W drodze do Le Puy-en-Velay
Rozstajemy się z Chateau-Chalon i Voiteur i ruszamy w dalszą drogę.
Dostajemy się na drogę D1083 i kierujemy się w stronę Lyonu. Po drodze zatrzymujemy się na pierwsze francuskie zakupy, tankujemy się do pełna, no i podstawa … myjemy kampera z błota, które nazbieraliśmy po drodze w Polsce i Niemczech. Udaje mi się w ten sposób zużyć dwa pozostałe żetony z zeszłego roku.
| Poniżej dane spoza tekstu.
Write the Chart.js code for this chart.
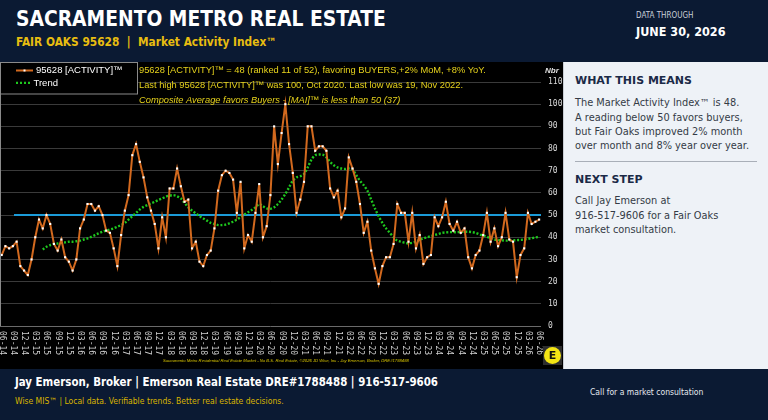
<!DOCTYPE html>
<html>
<head>
<meta charset="utf-8">
<script src="https://cdn.jsdelivr.net/npm/chart.js@4.4.1/dist/chart.umd.min.js"></script>
<style>
html, body { margin: 0; padding: 0; width: 768px; height: 420px; overflow: hidden; background: #0b1a33; font-family: "DejaVu Sans", sans-serif; }
.abs { position: absolute; white-space: nowrap; line-height: 1.2; }
.cond { font-family: "DejaVu Sans Condensed", "DejaVu Sans", sans-serif; font-stretch: condensed; }
#header { position: absolute; left: 0; top: 0; width: 768px; height: 61px; background: #0b1a33; }
#title { left: 16px; top: 7px; color: #fff; font-weight: bold; font-size: 20.8px; }
#sub { left: 16px; top: 35.2px; color: #e8bd10; font-weight: bold; font-size: 11.8px; }
#thru { left: 636px; top: 11.4px; color: #c9ced8; font-size: 8px; }
#date { left: 636px; top: 23.7px; color: #fff; font-weight: bold; font-size: 12.5px; }
#chartbox { position: absolute; left: 0; top: 62px; width: 563px; height: 307px; background: #000; }
#panel { position: absolute; left: 563px; top: 62px; width: 205px; height: 307px; background: #eef2f7; border-left: 1px solid #c8cdd4; box-sizing: border-box; }
#panel .h { left: 11px; color: #1b2a47; font-weight: bold; font-size: 11px; }
#panel .b { left: 11px; color: #343b46; font-size: 9.8px; line-height: 14.35px; }
#divider { position: absolute; left: 11px; top: 98.5px; width: 182px; height: 1px; background: #a9afb8; }
#footer { position: absolute; left: 0; top: 369px; width: 768px; height: 51px; background: #0b1a33; }
#f1 { left: 15px; top: 7.3px; color: #fff; font-weight: bold; font-size: 11.4px; }
#f2 { left: 15px; top: 27px; color: #d9b400; font-size: 8.5px; }
#f3 { left: 590px; top: 18px; color: #e4e8ee; font-size: 8.5px; }
</style>
</head>
<body>
<div id="header">
  <div id="title" class="abs cond">SACRAMENTO METRO REAL ESTATE</div>
  <div id="sub" class="abs cond">FAIR OAKS 95628&nbsp; |&nbsp; Market Activity Index™</div>
  <div id="thru" class="abs cond">DATA THROUGH</div>
  <div id="date" class="abs cond">JUNE 30, 2026</div>
</div>
<div id="chartbox"><canvas id="myChart" width="563" height="307"></canvas></div>
<div id="panel">
  <div class="abs h" style="top:12.3px">WHAT THIS MEANS</div>
  <div class="abs b" style="top:34.3px">The Market Activity Index™ is 48.<br>A reading below 50 favors buyers,<br>but Fair Oaks improved 2% month<br>over month and 8% year over year.</div>
  <div id="divider"></div>
  <div class="abs h" style="top:110.6px">NEXT STEP</div>
  <div class="abs b" style="top:132.3px">Call Jay Emerson at<br>916-517-9606 for a Fair Oaks<br>market consultation.</div>
</div>
<div id="footer">
  <div id="f1" class="abs cond">Jay Emerson, Broker | Emerson Real Estate DRE#1788488 | 916-517-9606</div>
  <div id="f2" class="abs cond">Wise MIS™ | Local data. Verifiable trends. Better real estate decisions.</div>
  <div id="f3" class="abs cond">Call for a market consultation</div>
</div>
<script>
// monthly index, 06-14 .. 06-26
const activity = [
    32, 36, 35, 36, 38, 27, 25, 23, 30, 40,
    48, 44, 50, 46, 37, 34, 39, 31, 29, 25,
    30, 44, 48, 55, 55, 52, 54, 50, 43, 42,
    35, 27, 41, 52, 59, 77, 82, 74, 67, 58,
    52, 46, 35, 49, 40, 62, 62, 71, 63, 56,
    57, 35, 38, 29, 27, 32, 34, 44, 61, 68,
    70, 69, 66, 51, 65, 35, 41, 38, 51, 64,
    40, 45, 59, 90, 73, 87, 100, 82, 69, 51,
    57, 65, 90, 90, 79, 81, 81, 79, 62, 58,
    61, 49, 53, 76, 71, 65, 55, 42, 47, 34,
    26, 19, 27, 31, 31, 37, 55, 51, 51, 38,
    51, 35, 41, 28, 31, 32, 49, 45, 49, 56,
    46, 43, 47, 42, 44, 31, 26, 32, 34, 41,
    51, 38, 44, 36, 40, 51, 39, 38, 22, 32,
    35, 51, 46, 47, 48
];
// trend starts at month 11
const trend = [
    null, null, null, null, null, null, null, null, null, null,
    null, 34.5, 35.7, 36.5, 37, 37.2, 37.5, 37.7, 38, 38,
    38.2, 38.5, 39, 39.5, 40.2, 41, 41.8, 42.5, 43, 43.5,
    44, 44.8, 45.5, 46.5, 48, 49.5, 51, 52.5, 53.7, 54.5,
    55.3, 56, 56.8, 57.5, 58.3, 58.8, 59, 58.5, 57.5, 55.5,
    53.5, 52, 50.8, 49.5, 48.5, 47.5, 46.5, 46, 45.5, 45.5,
    45.7, 46.3, 47, 48, 49, 50.2, 51.3, 52.3, 53.5, 55,
    54, 53, 52.8, 53.5, 55, 57, 59.5, 62.5, 65.5, 67,
    67.5, 68.5, 71.5, 75, 77, 77.3, 77.3, 76, 74, 72.5,
    71.5, 71, 70.8, 71, 70.5, 68, 65.5, 63.5, 61, 57,
    53, 49.5, 46.5, 44, 42, 40, 38.5, 38, 37.5, 37.3,
    37.5, 38, 38.8, 39.5, 40, 40.5, 41, 41.5, 42, 42.2,
    42.3, 42.3, 42.3, 42.4, 42.5, 42.5, 42.3, 42, 41.3, 40.8,
    40.2, 39.5, 39, 38.8, 38.6, 38.5, 38.5, 38.6, 38.7, 38.8,
    39, 39.3, 39.6, 39.9, 40.2
];
// one label every 3 months
const tickLabels = [
    '06-14', '09-14', '12-14', '03-15', '06-15', '09-15', '12-15', '03-16', '06-16', '09-16',
    '12-16', '03-17', '06-17', '09-17', '12-17', '03-18', '06-18', '09-18', '12-18', '03-19',
    '06-19', '09-19', '12-19', '03-20', '06-20', '09-20', '12-20', '03-21', '06-21', '09-21',
    '12-21', '03-22', '06-22', '09-22', '12-22', '03-23', '06-23', '09-23', '12-23', '03-24',
    '06-24', '09-24', '12-24', '03-25', '06-25', '09-25', '12-25', '03-26', '06-26'
];
const midLevel = 50;
const midStart = 3.3;

const YELLOW = '#e6d21c';
const ORANGE = '#d2691e';
const GREEN = '#1ec81e';

const overlay = {
    id: 'overlay',
    afterDraw(chart) {
        const c = chart.ctx;
        const area = chart.chartArea;
        const xs = chart.scales.x;
        c.save();
        // left border
        c.strokeStyle = '#8a8a8a';
        c.lineWidth = 1;
        c.beginPath();
        c.moveTo(area.left + 0.5, area.top);
        c.lineTo(area.left + 0.5, area.bottom);
        c.stroke();

        // x labels, rotated clockwise
        c.fillStyle = '#cfcfcf';
        c.font = '8px "DejaVu Sans Mono"';
        c.textAlign = 'left';
        c.textBaseline = 'middle';
        tickLabels.forEach((lab, k) => {
            const x = xs.getPixelForValue(k * 3);
            c.save();
            c.translate(x, area.bottom + 5);
            c.rotate(Math.PI / 2);
            c.fillText(lab, 0, 0);
            c.restore();
        });

        // legend box
        c.fillStyle = '#000';
        c.fillRect(0, 0, 138, 32);
        c.strokeStyle = '#8a8a8a';
        c.strokeRect(0.5, 0.5, 137, 31.5);
        c.strokeStyle = ORANGE;
        c.lineWidth = 2;
        c.beginPath(); c.moveTo(16, 8.5); c.lineTo(33, 8.5); c.stroke();
        c.fillStyle = '#fff';
        c.fillRect(23.5, 7.5, 2, 2);
        c.strokeStyle = GREEN;
        c.lineWidth = 2.2;
        c.setLineDash([2, 2]);
        c.beginPath(); c.moveTo(16, 20.8); c.lineTo(31, 20.8); c.stroke();
        c.setLineDash([]);
        c.fillStyle = '#fff';
        c.font = '9.5px "Liberation Sans"';
        c.fillText('95628 [ACTIVITY]™', 36, 8.8);
        c.fillText('Trend', 33.5, 21);

        // annotations
        c.fillStyle = YELLOW;
        c.font = '9.3px "Liberation Sans"';
        c.fillText('95628 [ACTIVITY]™ = 48 (ranked 11 of 52), favoring BUYERS,+2% MoM, +8% YoY.', 139, 8.7);
        c.fillText('Last high 95628 [ACTIVITY]™ was 100, Oct 2020. Last low was 19, Nov 2022.', 139, 23.5);
        c.font = 'italic 9.3px "Liberation Sans"';
        c.fillText('Composite Average favors Buyers - [MAI]™ is less than 50 (37)', 139, 38);

        c.fillStyle = '#e0e0e0';
        c.font = 'italic bold 8px "Liberation Sans"';
        c.fillText('Nbr', 545, 8.5);

        // credit line
        c.fillStyle = '#d8c400';
        c.font = 'italic 4.2px "Liberation Sans"';
        c.fillText('Sacramento Metro Residential Real Estate Market - No B.S. Real Estate, ©2026 JD Wise, Inc - Jay Emerson, Broker, DRE#1788488', 163, 299);

        // logo
        c.fillStyle = '#2e2e2e';
        c.fillRect(543, 284, 19, 19);
        c.fillStyle = '#f3e414';
        c.beginPath(); c.arc(552.5, 293.5, 8.5, 0, Math.PI * 2); c.fill();
        c.fillStyle = '#111';
        c.font = 'bold 11px "DejaVu Sans"';
        c.textAlign = 'center';
        c.fillText('E', 552.5, 294);
        c.restore();
    }
};

const chart = new Chart(document.getElementById('myChart'), {
    type: 'line',
    data: {
        datasets: [
            {
                label: '95628 [ACTIVITY]™',
                data: activity.map((v, i) => ({ x: i, y: v })),
                borderColor: ORANGE,
                borderWidth: 2,
                pointStyle: 'rect',
                pointRadius: 1.5,
                pointBorderWidth: 0,
                pointBackgroundColor: '#fff',
                tension: 0,
                order: 1
            },
            {
                label: 'Trend',
                data: trend.map((v, i) => ({ x: i, y: v })),
                borderColor: GREEN,
                borderWidth: 2.4,
                borderDash: [2, 1.8],
                pointRadius: 0,
                tension: 0.3,
                order: 2
            },
            {
                label: 'mid',
                data: [{ x: midStart, y: midLevel }, { x: activity.length + 1, y: midLevel }],
                borderColor: '#1b9bd8',
                borderWidth: 2,
                pointRadius: 0,
                order: 3
            }
        ]
    },
    options: {
        responsive: false,
        animation: false,
        layout: { autoPadding: false, padding: { top: 20, bottom: 43, left: 0, right: 0 } },
        plugins: { legend: { display: false }, tooltip: { enabled: false } },
        scales: {
            x: { type: 'linear', min: -0.45, max: 144.5, display: false },
            y: {
                position: 'right',
                min: 0,
                max: 110,
                afterFit: (s) => { s.width = 22; },
                ticks: { stepSize: 10, color: '#d8d8d8', padding: 7, font: { family: 'DejaVu Sans Mono', size: 8 } },
                grid: { color: (ctx) => ctx.tick && ctx.tick.value === 0 ? '#6a6a6a' : '#3a3a3a', drawTicks: false },
                border: { display: false }
            }
        }
    },
    plugins: [overlay]
});
</script>
</body>
</html>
Teraz wyglądającym po ludzku pojazdem możemy ruszać dalej.
Naszym celem jest Le Puy-en-Velay. Do przejechania mamy około 277 km. Droga ta dłuży się niemiłosiernie przy jeździe z prędkością 80km/h, a na obwodnicy Lyonu nawet 70km/h. Na dodatek za Lyonem nasza nawigacja postanowiła uatrakcyjnić nam przejazd i zamiast kierować na autostradę A47 ciągnie lokalnymi drogami z progami zwalniającymi do 30km/h. W końcu zaczynam kierować się wskazaniami drogowskazów i wyrywamy się na drogę szybkiego ruchu.
Ten odcinek drogi jest inny. Droga wije się cały czas, wznosi i opada. Z drogi dwujezdniowej, nagle przekształca się w jedno, by po przejechaniu wiaduktu zawieszonego na zboczu góry ponownie przeistoczyć się w drogę szybkiego ruchu. No i oczywiście mijające po drodze widoki z wyraźnymi pozostałościami stożków wulkanicznych zachwycają.
Do Le Puy-en-Velay docieramy o zmroku.
Podsumowanie
Trasa wycieczki Voiteur – Chateau-Chalon – 6 km. Wznios/spadek 221 m.
Trasa Voiteur – Le Puy-en-Velay – 277 km.
Wskazówki
W Chateau-Chalon znajduje się wyznaczone miejsce dla kamperów położone za wsią przy drodze D5.
Kolejne miejsce dla kamperów w pobliżu znajduje się w miejscowości Domblas.